The Engine Oil Cooler comes into play as a contributing cause to EGR Cooler cracks. The Engine Oil Cooler is similar in design and uses engine coolant to cool the engine oil as well. Generally – and typically due to lack of routine oil changes – the dirty oil passing through the engine Oil Cooler leaves deposits (caused by the excessive heat buildup in the oil) that formulate and eventually choke off the oil flowing through the cooler. This results in higher engine temperatures and a heavily taxed cooling system that is continually trying to reduce the engine oil temperature but simply cannot keep up and overheats as well. This excessive coolant temperature causes the EGR Cooler to crack thereby introducing coolant into the intake mixture and creating the sludge.
It is important that we understand that this is only one of the causes for this scenario to play out. There are other issues that can contribute to EGR failure as well. One being electrolysis.
What is Electrolysis?
Electrolysis occurs in the cooling system coolant whereby small amounts of electrical current builds up in the coolant and causes it to act acidic in nature. Acidity degrades the coolant and causes corrosion buildup in the cooling system. This can cause blocked passages in the EGR Cooler and cause cracks as well.
Without going further in-depth, the main problem is normally due to a lack of required maintenance.

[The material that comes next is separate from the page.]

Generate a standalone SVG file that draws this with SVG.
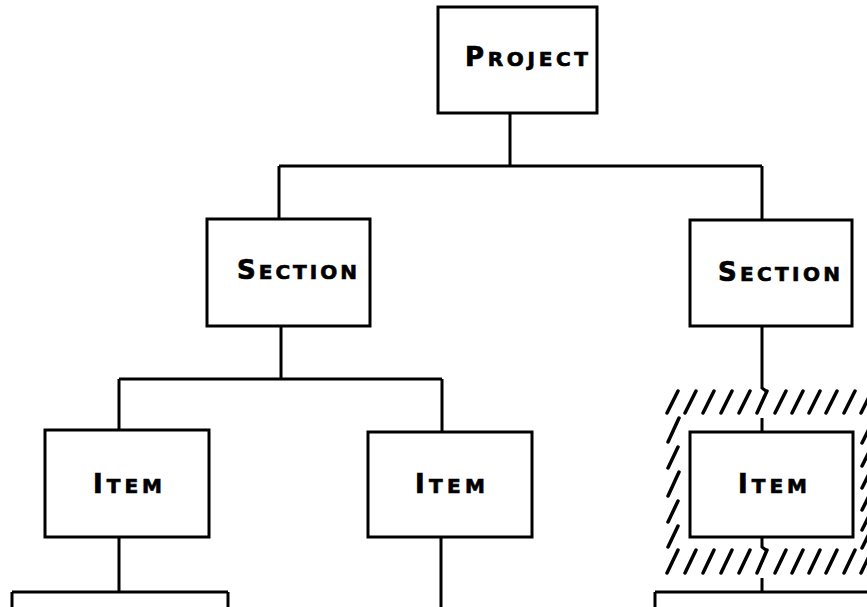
<svg xmlns="http://www.w3.org/2000/svg" width="867" height="607" viewBox="0 0 867 607">
<style>
.box{fill:#fff;stroke:#000;stroke-width:3}
.ln{fill:none;stroke:#000;stroke-width:3}
.h{fill:none;stroke:#000;stroke-width:3.5;stroke-linecap:round}
.t{font-family:"DejaVu Sans","Liberation Sans",sans-serif;font-weight:bold;fill:#000;stroke:#000;stroke-width:0.7}
.b{font-size:26px}
.s{font-size:20px}
</style>
<rect width="867" height="607" fill="#fff"/>
<g id="connectors">
<path class="ln" d="M510 113V166M279 166H762M279 166V219M762 166V220"/>
<path class="ln" d="M281 326V379M119 379H442M119 379V430M442 379V432"/>
<path class="ln" d="M119 537V592M12 592H228M12 592V607M228 592V607"/>
<path class="ln" d="M441 537V607"/>
<path class="ln" d="M762 326V388L766 391M762 418V432"/>
<path class="ln" d="M762 537V547L766 550M762 578V592M655 592H867M655 592V607"/>
</g>
<g id="hatch">
<path class="h" d="M667 413L678 391M685 413L696 391M703 413L714 391M721 413L732 391M739 413L750 391M757 413L767 391M775 413L786 391M792 413L803 391M809 413L820 391M826 413L837 391M844 413L855 391M861 413L872 391"/>
<path class="h" d="M667 573L678 550M685 573L696 550M703 573L714 550M721 573L732 550M739 573L750 550M757 573L767 550M775 573L786 550M792 573L803 550M809 573L820 550M826 573L837 550M844 573L855 550M861 573L872 550"/>
<path class="h" d="M668 442L679 418M668 468L678 447M668 496L679 472M668 522L678 501M668 547L678 526"/>
<path class="h" d="M862 443L873 421M862 466L873 444M862 488L873 466M862 510L873 488M862 530L873 508M862 548L873 526"/>
</g>
<g id="project">
<rect class="box" x="438" y="7" width="159" height="106"/>
<text class="t" x="465" y="66" textLength="123" lengthAdjust="spacing"><tspan class="b">P</tspan><tspan class="s">ROJECT</tspan></text>
</g>
<g id="section1">
<rect class="box" x="207" y="219" width="163" height="107"/>
<text class="t" x="237" y="279" textLength="120" lengthAdjust="spacing"><tspan class="b">S</tspan><tspan class="s">ECTION</tspan></text>
</g>
<g id="section2">
<rect class="box" x="690" y="220" width="162" height="106"/>
<text class="t" x="718" y="281" textLength="122" lengthAdjust="spacing"><tspan class="b">S</tspan><tspan class="s">ECTION</tspan></text>
</g>
<g id="item1">
<rect class="box" x="45" y="430" width="164" height="107"/>
<text class="t" x="93" y="493" textLength="69" lengthAdjust="spacing"><tspan class="b">I</tspan><tspan class="s">TEM</tspan></text>
</g>
<g id="item2">
<rect class="box" x="368" y="432" width="164" height="105"/>
<text class="t" x="415" y="493" textLength="70" lengthAdjust="spacing"><tspan class="b">I</tspan><tspan class="s">TEM</tspan></text>
</g>
<g id="item3">
<rect class="box" x="690" y="432" width="163" height="105"/>
<text class="t" x="738" y="493" textLength="69" lengthAdjust="spacing"><tspan class="b">I</tspan><tspan class="s">TEM</tspan></text>
</g>
</svg>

The Importance of Proper Maintenance
Lack of proper maintenance often leads to a very expensive repair. In the case of our scenario, this usually means the Oil Cooler, EGR Cooler, and EGR Valve requires replacement. On top of those costs, the intake manifold is usually sent out to be “Hot-Tanked” which removes all the internal buildup inside the manifold restoring it to near new condition.
In rare cases, the removal of the cylinder heads may also be required. This is required when the cylinder head intake runners also fill with this buildup. When this happens, we must send out the cylinder heads for “Hot-Tanking” along with the manifold.
Keep Your Diesel Vehicle on the Road and Out of the Repair Shop
We can guarantee you that our Tierra Del Sol Automotive technicians prefer that you stay on top of our recommended maintenance schedules to help prevent these problems from occurring in the first place. You can avoid many time-consuming, difficult, and expensive repairs to your diesel vehicle with proper maintenance.